Four individuals and five bodies were placed under sanctions by both the State Department and the US Treasury for "censorship or other activities that prohibit, limit or penalize freedom of expression or assembly by citizens of Iran."
They were also accused of limiting "access to print or broadcast media, including by jamming international satellite broadcasts into Iran," Nuland said in a statement, denouncing the "regime's insidious actions."
Internet users in Iran were temporarily unable to access their Gmail accounts from late September to early October.
Mohammad Reza Miri, a member of the telecommunications ministry committee tasked with filtering the Internet in Iran, was quoted by the Mehr news agency as saying that the Gmail block was an "involuntary" consequence of trying to reinforce censorship of Google's YouTube video-sharing site.

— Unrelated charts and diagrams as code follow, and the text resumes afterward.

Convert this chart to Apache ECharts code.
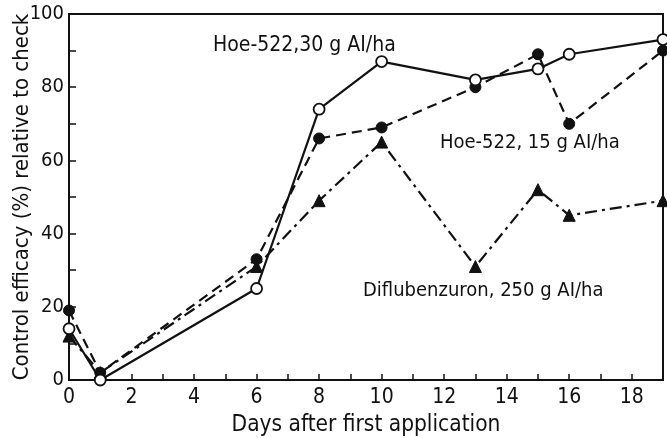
<!DOCTYPE html>
<html>
<head>
<meta charset="utf-8">
<script src="https://cdn.jsdelivr.net/npm/echarts@6/dist/echarts.min.js"></script>
<style>
  html, body { margin: 0; padding: 0; background: #fff; }
  #chart { width: 667px; height: 438px; }
</style>
</head>
<body>
<div id="chart"></div>
<script>
var days = [0, 1, 6, 8, 10, 13, 15, 16, 19];
var hoe30 = [14, 0, 25, 74, 87, 82, 85, 89, 93];
var hoe15 = [19, 2, 33, 66, 69, 80, 89, 70, 90];
var diflu = [12, 2, 31, 49, 65, 31, 52, 45, 49];

var FONT = '"DejaVu Sans Condensed", "Liberation Sans Narrow", sans-serif';

function pairs(ys) {
    return days.map(function (d, i) { return [d, ys[i]]; });
}

var chart = echarts.init(document.getElementById('chart'));
var option = {
    backgroundColor: '#fff',
    animation: false,
    grid: {
        left: 69,
        right: 4,
        top: 14,
        bottom: 58,
        outerBoundsMode: 'none',
        show: true,
        borderColor: '#111',
        borderWidth: 2
    },
    xAxis: {
        type: 'value',
        min: 0,
        max: 19,
        interval: 1,
        name: 'Days after first application',
        nameLocation: 'middle',
        nameGap: 34,
        nameMoveOverlap: false,
        nameTextStyle: { fontFamily: FONT, fontSize: 22.5, color: '#111' },
        axisLine: { lineStyle: { color: '#111', width: 2 } },
        axisTick: { inside: true, length: 6, lineStyle: { color: '#111', width: 1.5 } },
        axisLabel: {
            margin: 7,
            fontFamily: FONT,
            fontSize: 21,
            color: '#111',
            formatter: function (v) { return v % 2 === 0 ? String(v) : ''; }
        },
        splitLine: { show: false }
    },
    yAxis: {
        type: 'value',
        min: 0,
        max: 100,
        interval: 20,
        name: 'Control efficacy (%) relative to check',
        nameLocation: 'middle',
        nameGap: 36,
        nameMoveOverlap: false,
        nameTextStyle: { fontFamily: FONT, fontSize: 22, color: '#111' },
        axisLine: { show: true, lineStyle: { color: '#111', width: 2 } },
        axisTick: { inside: true, length: 7, lineStyle: { color: '#111', width: 1.5 } },
        minorTick: { show: true, splitNumber: 2, length: 7, lineStyle: { color: '#111', width: 1.5 } },
        axisLabel: { margin: 5, fontFamily: FONT, fontSize: 20, color: '#111' },
        splitLine: { show: false }
    },
    series: [{
        name: 'Hoe-522, 30 g AI/ha',
        type: 'line',
        data: pairs(hoe30),
        symbol: 'circle',
        symbolSize: 11,
        lineStyle: { color: '#111', width: 2.2, type: 'solid' },
        itemStyle: { color: '#fff', borderColor: '#111', borderWidth: 1.8 },
        z: 4
    }, {
        name: 'Hoe-522, 15 g AI/ha',
        type: 'line',
        data: pairs(hoe15),
        symbol: 'circle',
        symbolSize: 11,
        lineStyle: { color: '#111', width: 2.2, type: [10, 6] },
        itemStyle: { color: '#111', borderColor: '#111', borderWidth: 1 },
        z: 3
    }, {
        name: 'Diflubenzuron, 250 g AI/ha',
        type: 'line',
        data: pairs(diflu),
        symbol: 'triangle',
        symbolSize: 12,
        lineStyle: { color: '#111', width: 2.2, type: [12, 5, 3, 5] },
        itemStyle: { color: '#111', borderColor: '#111', borderWidth: 1 },
        z: 2
    }],
    graphic: [{
        type: 'text',
        left: 213, top: 35,
        style: { text: 'Hoe-522,30 g AI/ha', font: '21px ' + FONT, fill: '#111' }
    }, {
        type: 'text',
        left: 440, top: 133,
        style: { text: 'Hoe-522, 15 g AI/ha', font: '20px ' + FONT, fill: '#111' }
    }, {
        type: 'text',
        left: 363, top: 281,
        style: { text: 'Diflubenzuron, 250 g AI/ha', font: '20px ' + FONT, fill: '#111' }
    }]
};
chart.setOption(option);
</script>
</body>
</html>
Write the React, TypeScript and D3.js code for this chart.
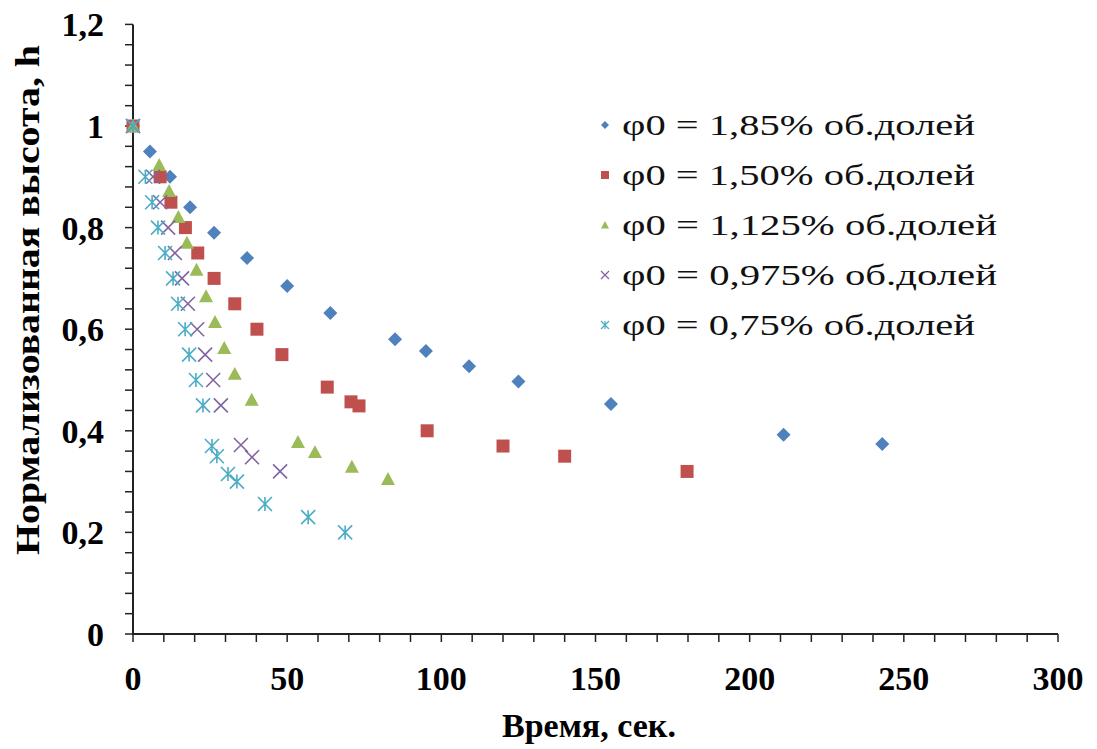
import React from "react";
import * as d3 from "d3";

const seriesNames = [
  "φ0 = 1,85% об.долей",
  "φ0 = 1,50% об.долей",
  "φ0 = 1,125% об.долей",
  "φ0 = 0,975% об.долей",
  "φ0 = 0,75% об.долей",
];

const t185 = [0, 5.5, 12, 18.5, 26.3, 37, 50, 64, 85, 95, 109, 125, 155, 211, 243];
const h185 = [1, 0.95, 0.9, 0.84, 0.79, 0.74, 0.685, 0.632, 0.58, 0.557, 0.527, 0.497, 0.453, 0.392, 0.374];

const t150 = [0, 8.8, 12.3, 17, 21, 26.3, 33, 40.2, 48.3, 63, 70.7, 73.3, 95.4, 120, 140, 179.7];
const h150 = [1, 0.9, 0.85, 0.8, 0.75, 0.7, 0.65, 0.6, 0.55, 0.486, 0.457, 0.449, 0.4, 0.37, 0.35, 0.32];

const t1125 = [0, 8.5, 11.7, 14.7, 17.5, 20.6, 23.7, 26.6, 29.6, 33, 38.5, 53.5, 59, 71, 82.7];
const h1125 = [1, 0.923, 0.872, 0.821, 0.77, 0.717, 0.665, 0.614, 0.563, 0.512, 0.461, 0.378, 0.358, 0.329, 0.305];

const t0975 = [0, 6.5, 8.8, 11.4, 13.6, 15.9, 17.8, 20.8, 23.4, 26, 28.5, 35, 38.6, 47.7];
const h0975 = [1, 0.9, 0.85, 0.8, 0.75, 0.7, 0.65, 0.6, 0.55, 0.5, 0.45, 0.372, 0.348, 0.32];

const t075 = [0, 4, 6.2, 8.1, 10.4, 13, 14.6, 16.9, 18.2, 20.4, 22.7, 25.6, 27.2, 30.8, 33.7, 42.8, 56.8, 68.8];
const h075 = [1, 0.9, 0.85, 0.8, 0.75, 0.7, 0.65, 0.6, 0.55, 0.5, 0.45, 0.37, 0.35, 0.315, 0.3, 0.256, 0.23, 0.2];

const xTicks = [0, 50, 100, 150, 200, 250, 300];
const yTicks = [0, 0.2, 0.4, 0.6, 0.8, 1, 1.2];
const yTickLabels = ["0", "0,2", "0,4", "0,6", "0,8", "1", "1,2"];

const colors = ["#4F81BD", "#C0504D", "#9BBB59", "#8064A2", "#4BACC6"];
const kinds = ["diamond", "square", "triangle", "x", "star"];

function markerPath(kind: string, s: number): string {
  const p = d3.path();
  const r = s / 2;
  if (kind === "diamond") {
    p.moveTo(0, -r); p.lineTo(r, 0); p.lineTo(0, r); p.lineTo(-r, 0); p.closePath();
  } else if (kind === "square") {
    p.rect(-r, -r, s, s);
  } else if (kind === "triangle") {
    p.moveTo(0, -r); p.lineTo(r, r * 0.85); p.lineTo(-r, r * 0.85); p.closePath();
  } else if (kind === "x") {
    p.moveTo(-r, -r); p.lineTo(r, r); p.moveTo(r, -r); p.lineTo(-r, r);
  } else {
    p.moveTo(-r, -r); p.lineTo(r, r); p.moveTo(r, -r); p.lineTo(-r, r);
    p.moveTo(0, -r); p.lineTo(0, r);
  }
  return p.toString();
}

export default function App() {
  if (typeof document !== "undefined") document.body.style.margin = "0";
  const W = 1097, H = 749;
  const x = d3.scaleLinear().domain([0, 300]).range([133, 1058]);
  const y = d3.scaleLinear().domain([0, 1.2]).range([634, 24.4]);

  const series = [
    { t: t185, h: h185 },
    { t: t150, h: h150 },
    { t: t1125, h: h1125 },
    { t: t0975, h: h0975 },
    { t: t075, h: h075 },
  ];

  const xMinor = d3.range(0, 301, 10);
  const yMinor = d3.range(0, 31).map((i) => i * 0.04);
  const serif = "Liberation Serif, Tinos, Noto Serif, DejaVu Serif, FreeSerif, Times New Roman, serif";
  const axisColor = "#222";
  const legendLen = [353, 353, 375, 375, 353];

  return (
    <svg width={W} height={H} style={{ display: "block", background: "#fff" }}>
      <line x1={x(0)} x2={x(300)} y1={y(0)} y2={y(0)} stroke={axisColor} strokeWidth={2} />
      <line x1={x(0)} x2={x(0)} y1={y(0)} y2={y(1.2)} stroke={axisColor} strokeWidth={2} />
      {xMinor.map((v) => (
        <line key={"xt" + v} x1={x(v)} x2={x(v)} y1={y(0)} y2={y(0) + 8} stroke={axisColor} strokeWidth={1.5} />
      ))}
      {yMinor.map((v, i) => (
        <line key={"yt" + i} x1={x(0) - 8} x2={x(0)} y1={y(v)} y2={y(v)} stroke={axisColor} strokeWidth={1.5} />
      ))}
      {xTicks.map((v) => (
        <text key={"xl" + v} x={x(v)} y={690} textAnchor="middle" style={{ fontFamily: serif }} fontWeight="bold" fontSize={34}>
          {v}
        </text>
      ))}
      {yTicks.map((v, i) => (
        <text key={"yl" + i} x={104} y={y(v) + 12} textAnchor="end" style={{ fontFamily: serif }} fontWeight="bold" fontSize={34}>
          {yTickLabels[i]}
        </text>
      ))}
      <text x={589} y={737} textAnchor="middle" style={{ fontFamily: serif }} fontWeight="bold" fontSize={34}>
        Время, сек.
      </text>
      <text
        transform={`translate(39,300) rotate(-90)`}
        textAnchor="middle"
        style={{ fontFamily: serif }}
        fontWeight="bold"
        fontSize={33}
        textLength={510}
        lengthAdjust="spacingAndGlyphs"
      >
        Нормализованная  высота, h
      </text>

      {series.map((s, si) => (
        <g key={"s" + si}>
          {s.t.map((tv, i) => {
            const k = kinds[si];
            const stroked = k === "x" || k === "star";
            return (
              <path
                key={i}
                transform={`translate(${x(tv)},${y(s.h[i])})`}
                d={markerPath(k, k === "square" ? 13 : 14)}
                fill={stroked ? "none" : colors[si]}
                stroke={stroked ? colors[si] : "none"}
                strokeWidth={stroked ? 1.6 : 0}
              />
            );
          })}
        </g>
      ))}

      {seriesNames.map((n, i) => {
        const cy = 125 + i * 50;
        const k = kinds[i];
        const stroked = k === "x" || k === "star";
        return (
          <g key={"lg" + i}>
            <path
              transform={`translate(605,${cy})`}
              d={markerPath(k, 8)}
              fill={stroked ? "none" : colors[i]}
              stroke={stroked ? colors[i] : "none"}
              strokeWidth={stroked ? 1.2 : 0}
            />
            <text
              x={622}
              y={cy + 10}
              style={{ fontFamily: serif }}
              fontSize={29}
              fill="#111"
              textLength={legendLen[i]}
              lengthAdjust="spacingAndGlyphs"
            >
              {n}
            </text>
          </g>
        );
      })}
    </svg>
  );
}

"Unfortunately, we do not yet have enough technical knowhow to differentiate between these two services. We wanted to block YouTube and Gmail was also blocked, which was involuntary," he said.
"We absolutely do not want YouTube to be accessible."
Iran has censored YouTube since mid-2009, after opposition demonstrators protesting the re-election victory of President Mahmoud Ahmadinejad in polls they believed rigged started posting videos online of their gatherings.
Iran's ministry of culture and Islamic guidance was also sanctioned for closing down newspapers and detaining journalists.
Other entities targeted included the Press Supervisory Board and the Center to Investigate Organized Crime, which helped "identify Internet users who published material insulting government officials," the US Treasury said in a statement, adding some of the people were later arrested.
"Finding that balance between preventing technology that could constrain and permitting technology that would expand their access to information is kind of a difficult question," a senior State Department official told journalists.
Also included in the designations were Ali Fazli, a deputy commander of the Basij militia blamed for launching attacks on foreign websites, including foreign media organizations, and Iran police chief Esmail Ahmadi Moghaddam, who is in charge of tracking Internet activities in the country.
Iranian software companies AmnAfzar Gostar-e Sharif and PeykAsa, as well as their founder, Rasool Jalili, were also targeted for monitoring Web traffic, including moves to block access to Facebook, eBay and YouTube.
The Iranian government was engaged in a campaign to "curtail" freedoms and "prevent the free flow of information both into and out of Iran," Nuland said in her statement.
"Countless activists, journalists, lawyers, students and artists have been detained, censured, tortured or forcibly prevented from exercising their human rights," she added.
The new designations resulted from an August 2012 act that came into force on Thursday and mean Americans are banned from doing any business with the targeted Iranians, who are also barred from traveling to the United States.
Any of their assets in the United States will also be frozen.
Other newly rolled out sanctions focused on individuals designated for sponsoring terrorism, in particular the Kata'ib Hezbollah group responsible for violent attacks in Iraq.
A third tranche of the designations targeted the support network of the Iranian Revolutionary Guards Corps -- including the National Iranian Oil Company, which is already under sanctions, and two Tehran universities.